Critics, however, argue that crypto shouldn’t be regulated, as that would spread contagion from crypto into the mainstream economy. The Nobel Prize-winning economist Paul Krugman recently wrote that crypto has so far “made almost no inroads into the traditional role of money” and pointed out that crypto exchanges would be virtually indistinguishable from traditional banks under a more regulated regime. Similarly,  economists Stephen Cecchetti and Kim Schoenholtz wrote in a recent Financial Times op-ed that “It is far better to do nothing, and just let crypto burn.”

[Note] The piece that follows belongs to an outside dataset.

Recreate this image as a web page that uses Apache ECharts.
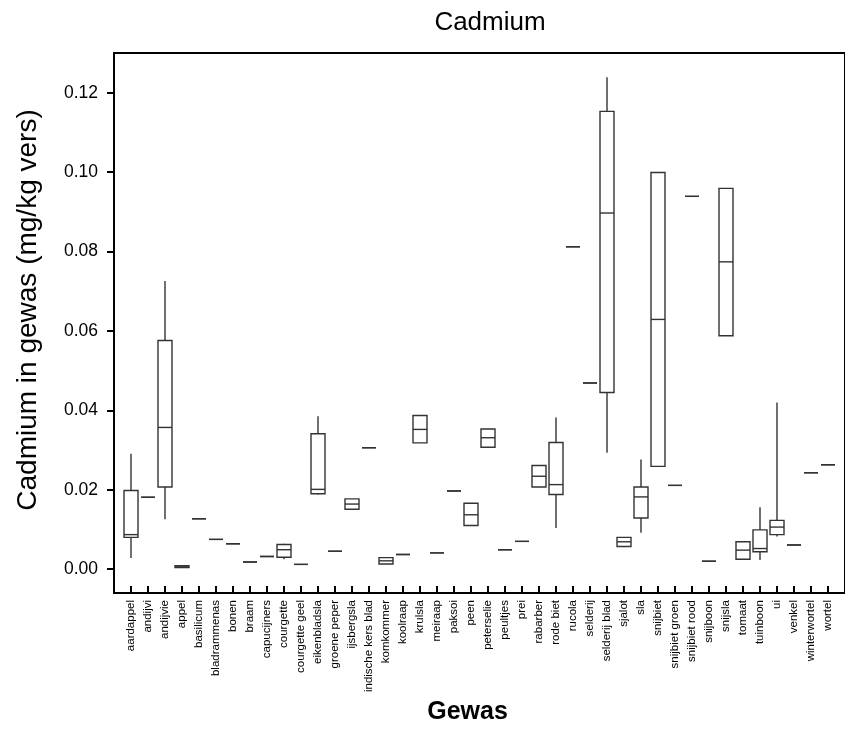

Regardless of the regulatory future, the number of bankruptcies are likely to pile up. During this year’s crypto winter alone, over 12,000 cryptocurrencies virtually stopped trading while remaining active, becoming so-called “zombie” coins.

Either way, the lawyers will thrive. “If there's going to be regulation, there's work for lawyers,” the University of Chicago’s Casey said. Harvard’s Ellias said the next few months for crypto lawyers could be the equivalent of a “gold rush.”

Regulation could mean that demand for lawyers in the blockchain and crypto space becomes sustained beyond bankruptcies and litigations as focus returns to compliance and business projects, Paul Strickland, legal counsel with federal defense firm Oberheiden P.C., who advises clients on matters related to blockchain and government investigations, told Fortune.

“I hear this from a lot of my clients where they say, ‘we want to follow the rules, we just don't know exactly what they are,’” Strickland said, adding that a more regulated environment “could stimulate overall growth and legitimacy of the industry.”

But as the extent of the damage caused by the FTX crash becomes clearer over the coming months, and the zombie crypto companies get weeded out, lawyers specializing in insolvencies are likely to be in much higher demand.

“I think that by the end of the year, a lot of bankruptcy lawyers are going to know a lot more about crypto than they do today,” Harvard’s Ellias said.